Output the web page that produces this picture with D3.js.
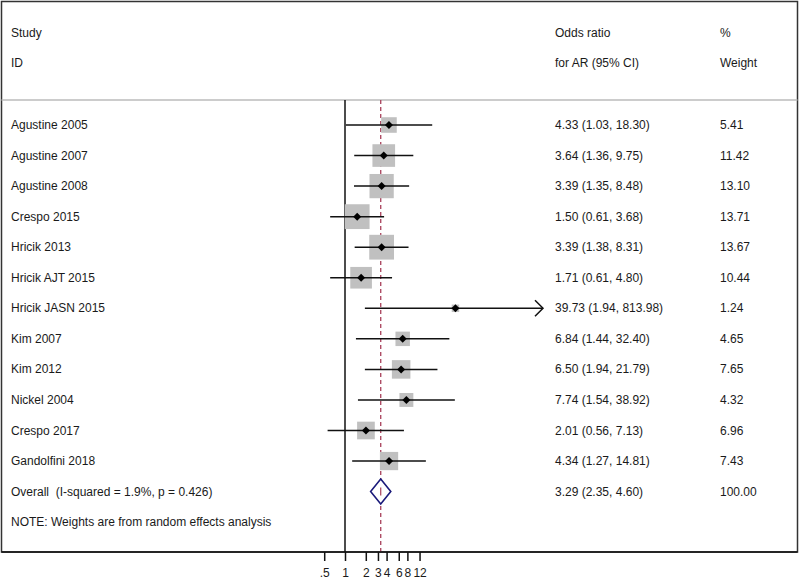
<!DOCTYPE html>
<html><head><meta charset="utf-8">
<script src="https://cdn.jsdelivr.net/npm/d3@7"></script>
<style>body{margin:0;background:#fff;} text{font-family:Arial,"Liberation Sans",sans-serif;}</style>
</head><body><svg id="c" width="800" height="579"></svg>
<script>
const studies = ["Agustine 2005","Agustine 2007","Agustine 2008","Crespo 2015","Hricik 2013","Hricik AJT 2015","Hricik JASN 2015","Kim 2007","Kim 2012","Nickel 2004","Crespo 2017","Gandolfini 2018"];
const orValues = [4.33,3.64,3.39,1.50,3.39,1.71,39.73,6.84,6.50,7.74,2.01,4.34];
const ciLow = [1.03,1.36,1.35,0.61,1.38,0.61,1.94,1.44,1.94,1.54,0.56,1.27];
const ciHigh = [18.30,9.75,8.48,3.68,8.31,4.80,813.98,32.40,21.79,38.92,7.13,14.81];
const weights = [5.41,11.42,13.10,13.71,13.67,10.44,1.24,4.65,7.65,4.32,6.96,7.43];
const overall = {label:"Overall  (I-squared = 1.9%, p = 0.426)", or:3.29, lo:2.35, hi:4.60, w:100.00};
const tickValues = [0.5,1,2,3,4,6,8,12];
const tickLabels = [".5","1","2","3","4","6","8","12"];
const headers1 = ["Study","Odds ratio","%"];
const headers2 = ["ID","for AR (95% CI)","Weight"];
const note = "NOTE: Weights are from random effects analysis";

const svg = d3.select("#c");
const f2 = d3.format(".2f");
const x = d3.scaleLog().domain([1,12]).range([345, 345+30*Math.log(12)]);
const xMaxPix = 543;
const allRows = studies.length + 2;
const y = d3.scalePoint().domain(d3.range(allRows)).range([125, 125+30.55*(allRows-1)]);

const plotTop = 100, plotBottom = 552;
const colStudy = 11, colOR = 555, colW = 720;
const fs = 12;
const txtCol = "#1a1a1a";

// frame
svg.append("rect").attr("x",1.5).attr("y",1.5).attr("width",796).attr("height",plotBottom-1.5)
  .attr("fill","none").attr("stroke","#333").attr("stroke-width",1.5);
svg.append("line").attr("x1",1.5).attr("x2",797.5).attr("y1",plotTop).attr("y2",plotTop).attr("stroke","#bbb").attr("stroke-width",1.5);

// headers
const hx = [colStudy,colOR,colW];
headers1.forEach((h,i)=>svg.append("text").attr("x",hx[i]).attr("y",37).attr("font-size",fs).attr("fill",txtCol).text(h));
headers2.forEach((h,i)=>svg.append("text").attr("x",hx[i]).attr("y",67).attr("font-size",fs).attr("fill",txtCol).text(h));

// null line
svg.append("line").attr("x1",x(1)).attr("x2",x(1)).attr("y1",plotTop).attr("y2",plotBottom).attr("stroke","#111").attr("stroke-width",1.5);
// overall dashed line
svg.append("line").attr("x1",x(overall.or)).attr("x2",x(overall.or)).attr("y1",plotTop).attr("y2",plotBottom)
  .attr("stroke","#a8405a").attr("stroke-width",1.3).attr("stroke-dasharray","4,3");

// axis
const axisG = svg.append("g").attr("transform",`translate(0,${plotBottom})`);
axisG.append("line").attr("x1",1.5).attr("x2",797.5).attr("stroke","#111").attr("stroke-width",1.5);
const ax = d3.axisBottom(x).tickValues(tickValues).tickFormat((d,i)=>tickLabels[i]).tickSize(9).tickPadding(7);
const gAx = svg.append("g").attr("transform",`translate(0,${plotBottom})`).call(ax);
gAx.select(".domain").remove();
gAx.selectAll(".tick line").attr("stroke","#111").attr("stroke-width",1.5);
gAx.selectAll(".tick text").attr("font-size",fs).attr("fill",txtCol).attr("font-family","Arial, 'Liberation Sans', sans-serif");

// studies
studies.forEach((s,i)=>{
  const cy = y(i);
  const xl = x(ciLow[i]);
  const xhRaw = x(ciHigh[i]);
  const xh = Math.min(xhRaw, xMaxPix);
  const side = 6.7*Math.sqrt(weights[i]);
  const cx = x(orValues[i]);
  svg.append("rect").attr("x",cx-side/2).attr("y",cy-side/2).attr("width",side).attr("height",side).attr("fill","#c0c0c0");
  svg.append("line").attr("x1",xl).attr("x2",xh).attr("y1",cy).attr("y2",cy).attr("stroke","#111").attr("stroke-width",1.5);
  if (xhRaw > xMaxPix) {
    svg.append("path").attr("d",`M${xh-8},${cy-8}L${xh},${cy}L${xh-8},${cy+8}`).attr("fill","none").attr("stroke","#111").attr("stroke-width",1.5);
  }
  svg.append("path").attr("d",`M${cx},${cy-4}L${cx+4},${cy}L${cx},${cy+4}L${cx-4},${cy}Z`).attr("fill","#000");
  svg.append("text").attr("x",colStudy).attr("y",cy+4).attr("font-size",fs).attr("fill",txtCol).text(s);
  svg.append("text").attr("x",colOR).attr("y",cy+4).attr("font-size",fs).attr("fill",txtCol)
    .text(`${f2(orValues[i])} (${f2(ciLow[i])}, ${f2(ciHigh[i])})`);
  svg.append("text").attr("x",colW).attr("y",cy+4).attr("font-size",fs).attr("fill",txtCol).text(f2(weights[i]));
});

// overall
const oy = y(studies.length);
svg.append("path").attr("d",`M${x(overall.lo)},${oy}L${x(overall.or)},${oy-12.5}L${x(overall.hi)},${oy}L${x(overall.or)},${oy+12.5}Z`)
  .attr("fill","#fff").attr("stroke","#1a1a7a").attr("stroke-width",1.6);
svg.append("line").attr("x1",x(overall.or)).attr("x2",x(overall.or)).attr("y1",oy-4).attr("y2",oy+4).attr("stroke","#a8405a").attr("stroke-width",1.2);
svg.append("text").attr("x",colStudy).attr("y",oy+4).attr("font-size",fs).attr("fill",txtCol).attr("xml:space","preserve").style("white-space","pre").text(overall.label);
svg.append("text").attr("x",colOR).attr("y",oy+4).attr("font-size",fs).attr("fill",txtCol)
  .text(`${f2(overall.or)} (${f2(overall.lo)}, ${f2(overall.hi)})`);
svg.append("text").attr("x",colW).attr("y",oy+4).attr("font-size",fs).attr("fill",txtCol).text(f2(overall.w));
svg.append("text").attr("x",colStudy).attr("y",y(studies.length+1)+4).attr("font-size",fs).attr("fill",txtCol).text(note);
</script></body></html>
################
What is asked: Reproduce the data above in full, exactly as it is, with the pictures left out.

Written response:
Output the web page that produces this picture with D3.js.
<!DOCTYPE html>
<html><head><meta charset="utf-8">
<script src="https://cdn.jsdelivr.net/npm/d3@7"></script>
<style>body{margin:0;background:#fff;} text{font-family:Arial,"Liberation Sans",sans-serif;}</style>
</head><body><svg id="c" width="800" height="579"></svg>
<script>
const studies = ["Agustine 2005","Agustine 2007","Agustine 2008","Crespo 2015","Hricik 2013","Hricik AJT 2015","Hricik JASN 2015","Kim 2007","Kim 2012","Nickel 2004","Crespo 2017","Gandolfini 2018"];
const orValues = [4.33,3.64,3.39,1.50,3.39,1.71,39.73,6.84,6.50,7.74,2.01,4.34];
const ciLow = [1.03,1.36,1.35,0.61,1.38,0.61,1.94,1.44,1.94,1.54,0.56,1.27];
const ciHigh = [18.30,9.75,8.48,3.68,8.31,4.80,813.98,32.40,21.79,38.92,7.13,14.81];
const weights = [5.41,11.42,13.10,13.71,13.67,10.44,1.24,4.65,7.65,4.32,6.96,7.43];
const overall = {label:"Overall  (I-squared = 1.9%, p = 0.426)", or:3.29, lo:2.35, hi:4.60, w:100.00};
const tickValues = [0.5,1,2,3,4,6,8,12];
const tickLabels = [".5","1","2","3","4","6","8","12"];
const headers1 = ["Study","Odds ratio","%"];
const headers2 = ["ID","for AR (95% CI)","Weight"];
const note = "NOTE: Weights are from random effects analysis";

const svg = d3.select("#c");
const f2 = d3.format(".2f");
const x = d3.scaleLog().domain([1,12]).range([345, 345+30*Math.log(12)]);
const xMaxPix = 543;
const allRows = studies.length + 2;
const y = d3.scalePoint().domain(d3.range(allRows)).range([125, 125+30.55*(allRows-1)]);

const plotTop = 100, plotBottom = 552;
const colStudy = 11, colOR = 555, colW = 720;
const fs = 12;
const txtCol = "#1a1a1a";

// frame
svg.append("rect").attr("x",1.5).attr("y",1.5).attr("width",796).attr("height",plotBottom-1.5)
  .attr("fill","none").attr("stroke","#333").attr("stroke-width",1.5);
svg.append("line").attr("x1",1.5).attr("x2",797.5).attr("y1",plotTop).attr("y2",plotTop).attr("stroke","#bbb").attr("stroke-width",1.5);

// headers
const hx = [colStudy,colOR,colW];
headers1.forEach((h,i)=>svg.append("text").attr("x",hx[i]).attr("y",37).attr("font-size",fs).attr("fill",txtCol).text(h));
headers2.forEach((h,i)=>svg.append("text").attr("x",hx[i]).attr("y",67).attr("font-size",fs).attr("fill",txtCol).text(h));

// null line
svg.append("line").attr("x1",x(1)).attr("x2",x(1)).attr("y1",plotTop).attr("y2",plotBottom).attr("stroke","#111").attr("stroke-width",1.5);
// overall dashed line
svg.append("line").attr("x1",x(overall.or)).attr("x2",x(overall.or)).attr("y1",plotTop).attr("y2",plotBottom)
  .attr("stroke","#a8405a").attr("stroke-width",1.3).attr("stroke-dasharray","4,3");

// axis
const axisG = svg.append("g").attr("transform",`translate(0,${plotBottom})`);
axisG.append("line").attr("x1",1.5).attr("x2",797.5).attr("stroke","#111").attr("stroke-width",1.5);
const ax = d3.axisBottom(x).tickValues(tickValues).tickFormat((d,i)=>tickLabels[i]).tickSize(9).tickPadding(7);
const gAx = svg.append("g").attr("transform",`translate(0,${plotBottom})`).call(ax);
gAx.select(".domain").remove();
gAx.selectAll(".tick line").attr("stroke","#111").attr("stroke-width",1.5);
gAx.selectAll(".tick text").attr("font-size",fs).attr("fill",txtCol).attr("font-family","Arial, 'Liberation Sans', sans-serif");

// studies
studies.forEach((s,i)=>{
  const cy = y(i);
  const xl = x(ciLow[i]);
  const xhRaw = x(ciHigh[i]);
  const xh = Math.min(xhRaw, xMaxPix);
  const side = 6.7*Math.sqrt(weights[i]);
  const cx = x(orValues[i]);
  svg.append("rect").attr("x",cx-side/2).attr("y",cy-side/2).attr("width",side).attr("height",side).attr("fill","#c0c0c0");
  svg.append("line").attr("x1",xl).attr("x2",xh).attr("y1",cy).attr("y2",cy).attr("stroke","#111").attr("stroke-width",1.5);
  if (xhRaw > xMaxPix) {
    svg.append("path").attr("d",`M${xh-8},${cy-8}L${xh},${cy}L${xh-8},${cy+8}`).attr("fill","none").attr("stroke","#111").attr("stroke-width",1.5);
  }
  svg.append("path").attr("d",`M${cx},${cy-4}L${cx+4},${cy}L${cx},${cy+4}L${cx-4},${cy}Z`).attr("fill","#000");
  svg.append("text").attr("x",colStudy).attr("y",cy+4).attr("font-size",fs).attr("fill",txtCol).text(s);
  svg.append("text").attr("x",colOR).attr("y",cy+4).attr("font-size",fs).attr("fill",txtCol)
    .text(`${f2(orValues[i])} (${f2(ciLow[i])}, ${f2(ciHigh[i])})`);
  svg.append("text").attr("x",colW).attr("y",cy+4).attr("font-size",fs).attr("fill",txtCol).text(f2(weights[i]));
});

// overall
const oy = y(studies.length);
svg.append("path").attr("d",`M${x(overall.lo)},${oy}L${x(overall.or)},${oy-12.5}L${x(overall.hi)},${oy}L${x(overall.or)},${oy+12.5}Z`)
  .attr("fill","#fff").attr("stroke","#1a1a7a").attr("stroke-width",1.6);
svg.append("line").attr("x1",x(overall.or)).attr("x2",x(overall.or)).attr("y1",oy-4).attr("y2",oy+4).attr("stroke","#a8405a").attr("stroke-width",1.2);
svg.append("text").attr("x",colStudy).attr("y",oy+4).attr("font-size",fs).attr("fill",txtCol).attr("xml:space","preserve").style("white-space","pre").text(overall.label);
svg.append("text").attr("x",colOR).attr("y",oy+4).attr("font-size",fs).attr("fill",txtCol)
  .text(`${f2(overall.or)} (${f2(overall.lo)}, ${f2(overall.hi)})`);
svg.append("text").attr("x",colW).attr("y",oy+4).attr("font-size",fs).attr("fill",txtCol).text(f2(overall.w));
svg.append("text").attr("x",colStudy).attr("y",y(studies.length+1)+4).attr("font-size",fs).attr("fill",txtCol).text(note);
</script></body></html>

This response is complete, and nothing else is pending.